6.      Hak dan kewajiban wajib pajak
Berdasarkan undang-undang no 6 tahun 1983 tentang ketentuan umum dan tatacara perpajakan, sebagaimana terakhir telah diubah dengan undang-undang no 16 tahun 2000, terdapat hak dan kewajban wajib pajak sebagai berikut :
a. Kewajiban Wajib Pajak.
1) Mendaftarkan diri ke KPP untuk memperoleh NPWP.
Nomor Pokok Wajib Pajak adalah suatu sarana dalam administrasi perpajakan yang dipergunakan sebagai tanda pengenal diri atau identitas Wajib Pajak, Selain daripada itu, Nomor Pokok Wajib Pajak juga dipergunakan untuk menjaga ketertiban dalam pembayaran pajak dan dalam pengawasan administrasi perpajakan. Dalam hal berhubungan dengan dokumen perpajakan,
2) Wajib melaporkan usahanya untuk dikukuhkan menjadi Pengusaha Kena Pajak.
Fungsi pengukuhan Pengusaha Kena Pajak selain dipergunakan untuk mengetahui identitas Pengusaha Kena Pajak yang sebenarnya, juga berguna untuk melaksanakan hak dan kewajiban di bidang PPN dan Pajak Penjualan Atas Barang Mewah (PPn BM) serta untuk pengawasan
administrasi perpajakan.
3) Mengambil sendiri Surat Pemberitahuan di tempat yang ditetapkan oleh Direktur Jenderal Pajak.
formulir Surat Pemberitahuan disediakan pada kantor-kantor di lingkungan DJP dan tempat-tempat lain yang ditentukan oleh Direktur Jenderal Pajak yang diperkirakan mudah terjangkau oleh Wajib Pajak.
4) Wajib Pajak wajib mengisi dan menyampaikan Surat Pemberitahuan dengan benar, lengkap, jelas, dan menandatanganinya.
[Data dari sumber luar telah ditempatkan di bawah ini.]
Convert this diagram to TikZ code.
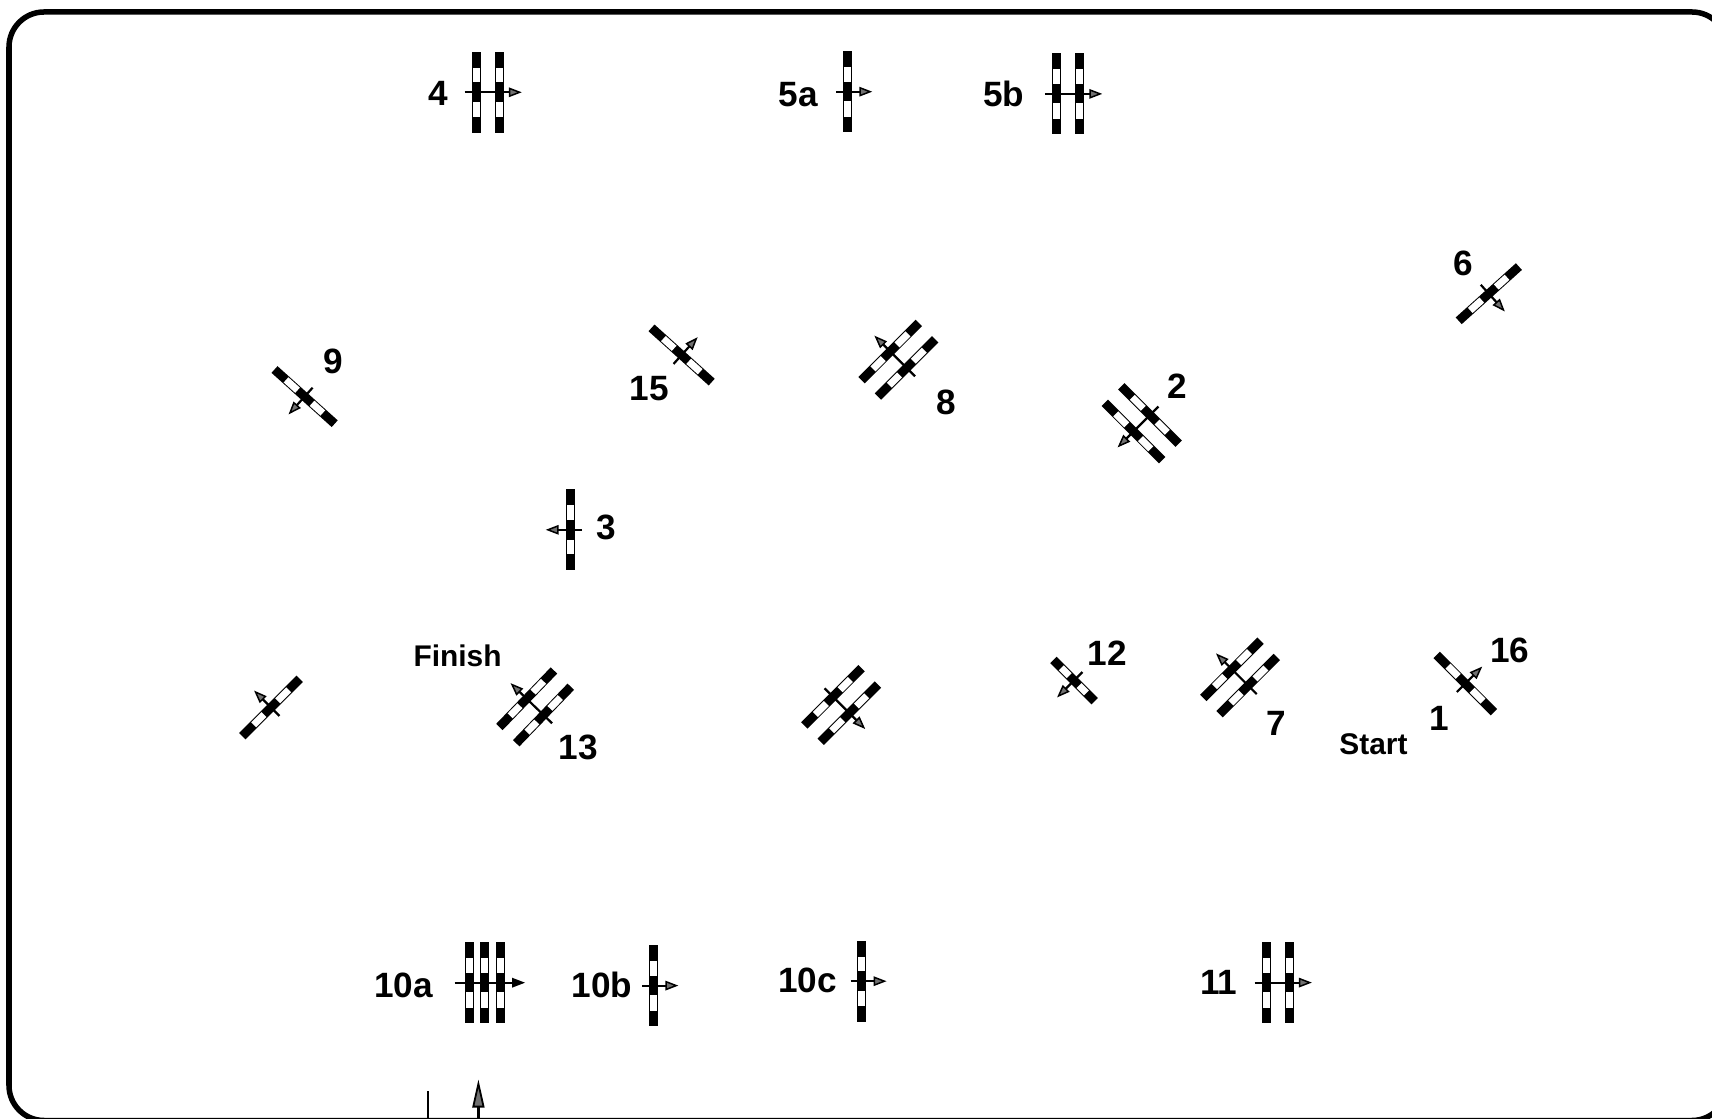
\documentclass[tikz,border=0pt]{standalone}
\usepackage{fontspec}
\setmainfont{Liberation Sans}
\usetikzlibrary{arrows.meta}
\definecolor{tipgrey}{HTML}{707070}

\begin{document}
\begin{tikzpicture}[x=.01cm,y=-.01cm,
 every node/.style={inner sep=0pt},
 num/.style={font=\fontsize{10}{12}\selectfont\bfseries},
 word/.style={font=\fontsize{8.5}{10}\selectfont\bfseries},
 frame/.style={draw=black,line width=.055cm,rounded corners=.35cm},
 stem/.style={draw=black,line width=.022cm,-{Triangle[length=.13cm,width=.095cm,fill=#1,line width=.015cm]}},
 bar/.style={fill=black},
 pane/.style={fill=white}]
\useasboundingbox (0,0) rectangle (1712,1119);
\draw[frame] (9,12) rectangle (1727,1120.5);
% x/y/direction/bars/spacing/bar scale/tail/reach/tip
\foreach \gx/\gy/\gang/\gn/\gsp/\gs/\gback/\gfwd/\gtip in {
 476.7/92.3/0/2/22.6/1/12/22.5/tipgrey,
 847.3/91.7/0/1/0/1/11/25/tipgrey,
 1056.9/93.9/0/2/22.9/1/12/22.5/tipgrey,
 1488.8/293.7/-48/1/0/1/12/24/tipgrey,
 304.6/396.6/-132/1/0/1/12/24/tipgrey,
 681.6/355/48/1/0/1/12/24/tipgrey,
 906.6/367.9/135/2/23.1/1/12/22.5/tipgrey,
 1150/415/-135/2/23.4/1/12/22.5/tipgrey,
 570.2/529.8/180/1/0/1/12/24.5/tipgrey,
 271/707.5/135/1/0/1/12/24/tipgrey,
 543.5/715/136/2/23.4/.97/12/22.5/tipgrey,
 833/696.8/-45/2/23.1/1/12/22.5/tipgrey,
 1074/680.5/-135/1/0/.72/12/24/tipgrey,
 1248.2/685.6/135/2/23.1/1/12/22.5/tipgrey,
 1465.3/683.5/45/1/0/1/12/24/tipgrey,
 469.7/982.7/0/3/15.2/1/15/25/black,
 653.4/985.6/0/1/0/1/11/25/tipgrey,
 861.6/981.2/0/1/0/1/11/25/tipgrey,
 1266.5/982.6/0/2/22.9/1/12/22.5/tipgrey}{
 \begin{scope}[shift={(\gx,\gy)},rotate=\gang]
 \foreach \i in {1,...,\gn}{
  \begin{scope}[shift={({(\i-1)*\gsp},0)}]
  \fill[bar] (-4.5,{-40.5*\gs}) rectangle (4.5,{40.5*\gs});
  \path[pane] (-3.5,{-24.5*\gs}) rectangle (3.5,{-10*\gs});
  \path[pane] (-3.5,{9.5*\gs}) rectangle (3.5,{25*\gs});
  \end{scope}}
 \draw[stem=\gtip] (-\gback,0) -- ({(\gn-1)*\gsp+\gfwd},0);
 \end{scope}}
\node[num] (lab4) at (438.4,93.6) {4};
\node[num] (lab5a) at (798.4,94.4) {5a};
\node[num] (lab5b) at (1003.8,93.9) {5b};
\node[num] (lab6) at (1463.2,263) {6};
\node[num] (lab9) at (333,361.4) {9};
\node[num] (lab15) at (649,388.7) {15};
\node[num] (lab8) at (945.8,402.4) {8};
\node[num] (lab2) at (1177,386) {2};
\node[num] (lab3) at (606,527.3) {3};
\node[word] (finish) at (457.5,655.6) {Finish};
\node[num] (lab13) at (578,747.4) {13};
\node[num] (lab12) at (1107,652.9) {12};
\node[num] (lab7) at (1276.6,723.4) {7};
\node[num] (lab16) at (1509.6,650.2) {16};
\node[num] (lab1) at (1439,718.4) {1};
\node[word] (start) at (1373.5,744.2) {Start};
\node[num] (lab10a) at (403.6,985.4) {10a};
\node[num] (lab10b) at (602,984.8) {10b};
\node[num] (lab10c) at (807.4,980.4) {10c};
\node[num] (lab11) at (1218.8,982.6) {11};
% entry marks at the foot
\coordinate (marktop) at (427.7,1090.7);
\coordinate (markfoot) at (427.7,1125);
\coordinate (entrytip) at (478.4,1079.5);
\coordinate (entryfoot) at (478.4,1125);
\draw[line width=.022cm] (markfoot) -- (marktop);
\draw[draw=black,line width=.022cm,-{Triangle[length=.28cm,width=.12cm,fill=tipgrey,line width=.018cm]}] (entryfoot) -- (entrytip);
\end{tikzpicture}
\end{document}
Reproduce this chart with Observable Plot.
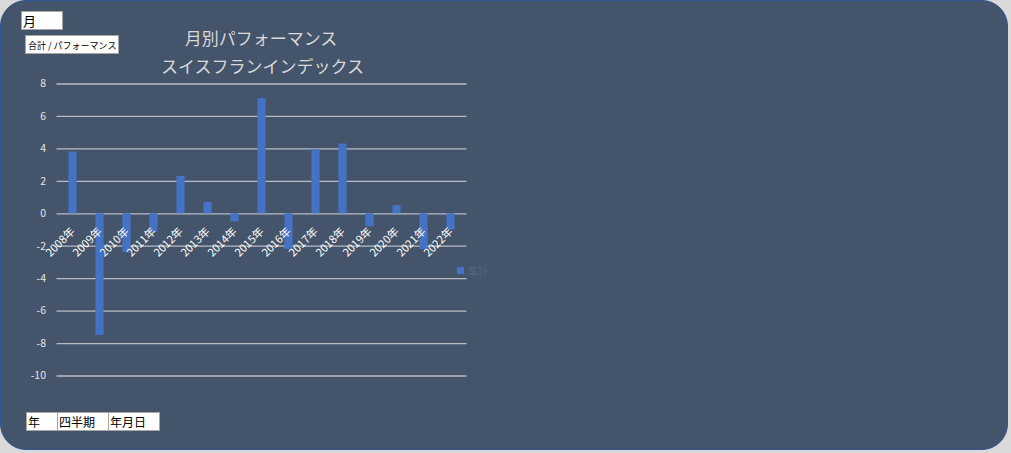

Bagi Wajib Pajak yang telah mendapat izin Menteri Keuangan untuk menyelenggarakan pembukuan dengan menggunakan bahasa asing dan mata uang selain Rupiah, wajib menyampaikan Surat Pemberitahuan dalam bahasa Indonesia dan mata uang selain Rupiah yang diizinkan.
5) Wajib membayar atau menyetor pajak yang terutang ke kas negara melalui Kantor Pos dan atau Bank Persepsi.
Setiap Wajib Pajak wajib membayar pajak yang terutang berdasarkan ketentuan peraturan perundang-undangan perpajakan, dengan tidak menggantungkan pada adanya surat ketetapan pajak
6) Wajib menyelenggarakan pembukuan atau pencatatan.
Bagi Wajib Pajak orang pribadi yang melakukan kegiatan usaha atau pekerjaan bebas dan Wajib Pajak badan di Indonesia diwajibkan untuk menyelenggarakan pembukuan. Dikecualikan dari kewajiban pembukuan, tetapi diwajibkan melakukan pencatatan bagi Wajib Pajak orang pribadi
yang melakukan kegiatan usaha atau pekerjaan bebas yang menurut ketentuan peraturan perundang-undangan perpajakan diperbolehkan menghitung penghasilan neto dengan menggunakan Norma Penghitungan Penghasilan Neto dan Wajib Pajak orang pribadi yang tidak melakukan kegiatan usaha atau pekerjaan bebas. Pembukuan dan dokumen-dokumen yang berhubungan dengan kegiatan usaha harus disimpan oleh wajib pajak selama 10 (sepuluh) tahun. Karena selama jangka waktu tersebut DJP masih dapat melakukan pemeriksaan.
7) Dalam hal terjadi pemeriksaan pajak,Wajib Pajak wajib :
• Memperlihatkan dan atau meminjamkan buku atau catatan, dokumen yang menjadi dasarnya dan dokumen lain yang berhubungan dengan penghasilan yang diperoleh, kegiatan usaha, pekerjaan bebas
• Memberikan kesempatan untuk memasuki tempat atau ruang yang dipandang perlu dan memberi bantuan guna kelancaran pemeriksaan;
• Memberikan keterangan yang diperlukan.


b. Hak Wajib Pajak
1) Wajib Pajak berhak untuk menerima tanda bukti pelaporan SPT. Untuk Surat Pemberitahuan yang disampaikan dengan pos tercatat melalui kantor pos dan giro, maka tanggal pegiriman dianggap sebagai tanggal penerimaan.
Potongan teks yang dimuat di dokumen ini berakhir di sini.